>> start DATA BLOCK
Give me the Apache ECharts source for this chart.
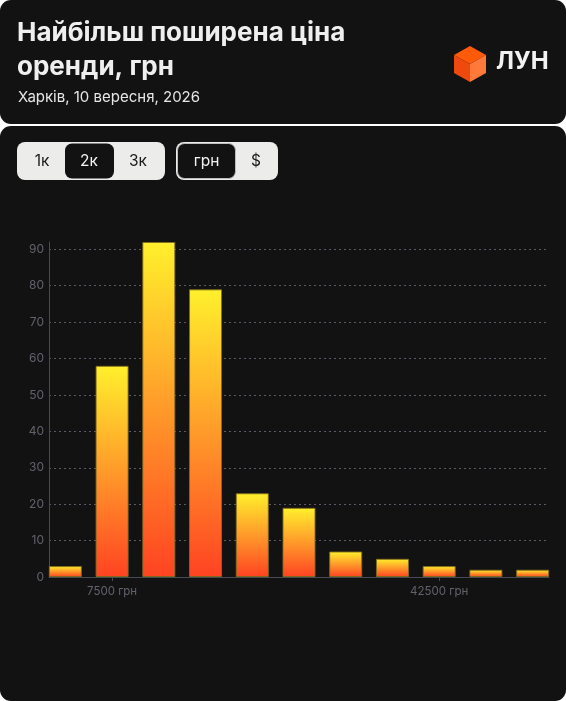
<!DOCTYPE html>
<html><head><meta charset="utf-8">
<script src="https://cdn.jsdelivr.net/npm/echarts@6/dist/echarts.min.js"></script>
<style>html,body{margin:0;padding:0;background:#fff}#c{width:566px;height:701px}</style>
</head><body><div id="c"></div>
<script>
const priceBins = [2500, 7500, 12500, 17500, 22500, 27500, 32500, 37500, 42500, 47500, 52500];
const counts = [3, 58, 92, 79, 23, 19, 7, 5, 3, 2, 2];
const xTickValues = [7500, 42500];
const yTicks = [0, 10, 20, 30, 40, 50, 60, 70, 80, 90];
const titleText = 'Найбільш поширена ціна\nоренди, грн';
const subtitleText = 'Харків, 10 вересня, 2026';
const stepButtons = ['1к', '2к', '3к'];
const currencyButtons = ['грн', '$'];

const chart = echarts.init(document.getElementById('c'), null, {renderer: 'canvas'});
const FONT = 'Inter, "Noto Sans", sans-serif';
const dark = '#121212';
const light = '#ececea';

const graphics = [
  {type: 'rect', z: -10, shape: {x: 0, y: 0, width: 566, height: 124, r: 11}, style: {fill: dark}},
  {type: 'rect', z: -10, shape: {x: 0, y: 126, width: 566, height: 575, r: 11}, style: {fill: dark}},
  {type: 'text', left: 17, top: 16, style: {text: titleText, fill: '#efefef', font: '700 26px ' + FONT, lineHeight: 34}},
  {type: 'text', left: 18, top: 90, style: {text: subtitleText, fill: '#e6e6e6', font: '400 15px ' + FONT}},
  // logo cube
  {type: 'polygon', shape: {points: [[470, 46], [486, 55], [470, 64], [454, 55]]}, style: {fill: '#ff5a0a'}},
  {type: 'polygon', shape: {points: [[454, 55], [470, 64], [470, 82], [454, 73]]}, style: {fill: '#ee4a10'}},
  {type: 'polygon', shape: {points: [[486, 55], [470, 64], [470, 82], [486, 73]]}, style: {fill: '#ff7a3a'}},
  {type: 'text', left: 496, top: 50, style: {text: 'ЛУН', fill: '#f2f2f2', font: '700 24px ' + FONT}},
  // buttons group 1
  {type: 'rect', shape: {x: 17, y: 142, width: 148, height: 38, r: 8}, style: {fill: light}},
  {type: 'rect', shape: {x: 65, y: 143.5, width: 49, height: 35, r: 7}, style: {fill: dark}},
  // buttons group 2
  {type: 'rect', shape: {x: 176, y: 142, width: 102, height: 38, r: 8}, style: {fill: light}},
  {type: 'rect', shape: {x: 177.5, y: 143.5, width: 58, height: 35, r: 7}, style: {fill: dark, stroke: '#bdbdbd', lineWidth: 1}}
];
const btnX1 = [42, 89, 138];
stepButtons.forEach((t, i) => graphics.push({type: 'text', x: btnX1[i], y: 161, style: {text: t, fill: i === 1 ? '#f2f2f2' : '#1a1a1a', font: '400 15.5px ' + FONT, align: 'center', verticalAlign: 'middle'}}));
const btnX2 = [206.5, 256];
currencyButtons.forEach((t, i) => graphics.push({type: 'text', x: btnX2[i], y: 161, style: {text: t, fill: i === 0 ? '#f2f2f2' : '#1a1a1a', font: '400 15.5px ' + FONT, align: 'center', verticalAlign: 'middle'}}));

chart.setOption({
  backgroundColor: '#ffffff',
  animation: false,
  graphic: graphics,
  grid: {left: 49, right: 17, top: 242, bottom: 124},
  xAxis: {
    type: 'value', min: 750, max: 54250,
    splitLine: {show: false},
    axisLine: {show: true, lineStyle: {color: '#4a4a55', width: 1}},
    axisTick: {show: true, customValues: xTickValues, length: 4, lineStyle: {color: '#4a4a55'}},
    axisLabel: {customValues: xTickValues, formatter: v => v + ' грн', color: '#62626d', fontSize: 11.5, fontFamily: FONT, margin: 9}
  },
  yAxis: {
    type: 'value', min: 0, max: 92, interval: 10,
    axisLine: {show: true, lineStyle: {color: '#4a4a55', width: 1}},
    axisTick: {show: false},
    axisLabel: {color: '#62626d', fontSize: 12, fontFamily: FONT, margin: 5, showMaxLabel: false,
      formatter: v => yTicks.includes(v) ? String(v) : ''},
    splitLine: {show: true, showMaxLine: false, lineStyle: {color: '#5a5a66', type: [2, 3], width: 1}}
  },
  series: [{
    type: 'bar',
    data: priceBins.map((p, i) => [p, counts[i]]),
    barWidth: 33,
    itemStyle: {
      color: new echarts.graphic.LinearGradient(0, 0, 0, 1, [
        {offset: 0, color: '#fff02c'},
        {offset: 0.5, color: '#ff9a2a'},
        {offset: 1, color: '#ff4322'}
      ]),
      borderColor: 'rgba(130,110,30,0.9)', borderWidth: 1
    }
  }]
});
</script></body></html>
>> end DATA BLOCK
* TASK INSTRUCTIONS *
Repeat, word for word and with no pictures, only the lines running from the beginning of the data to the line that contains "const light = '#ececea';".

* ANSWER TO THE TASK *
Give me the Apache ECharts source for this chart.
<!DOCTYPE html>
<html><head><meta charset="utf-8">
<script src="https://cdn.jsdelivr.net/npm/echarts@6/dist/echarts.min.js"></script>
<style>html,body{margin:0;padding:0;background:#fff}#c{width:566px;height:701px}</style>
</head><body><div id="c"></div>
<script>
const priceBins = [2500, 7500, 12500, 17500, 22500, 27500, 32500, 37500, 42500, 47500, 52500];
const counts = [3, 58, 92, 79, 23, 19, 7, 5, 3, 2, 2];
const xTickValues = [7500, 42500];
const yTicks = [0, 10, 20, 30, 40, 50, 60, 70, 80, 90];
const titleText = 'Найбільш поширена ціна\nоренди, грн';
const subtitleText = 'Харків, 10 вересня, 2026';
const stepButtons = ['1к', '2к', '3к'];
const currencyButtons = ['грн', '$'];

const chart = echarts.init(document.getElementById('c'), null, {renderer: 'canvas'});
const FONT = 'Inter, "Noto Sans", sans-serif';
const dark = '#121212';
const light = '#ececea';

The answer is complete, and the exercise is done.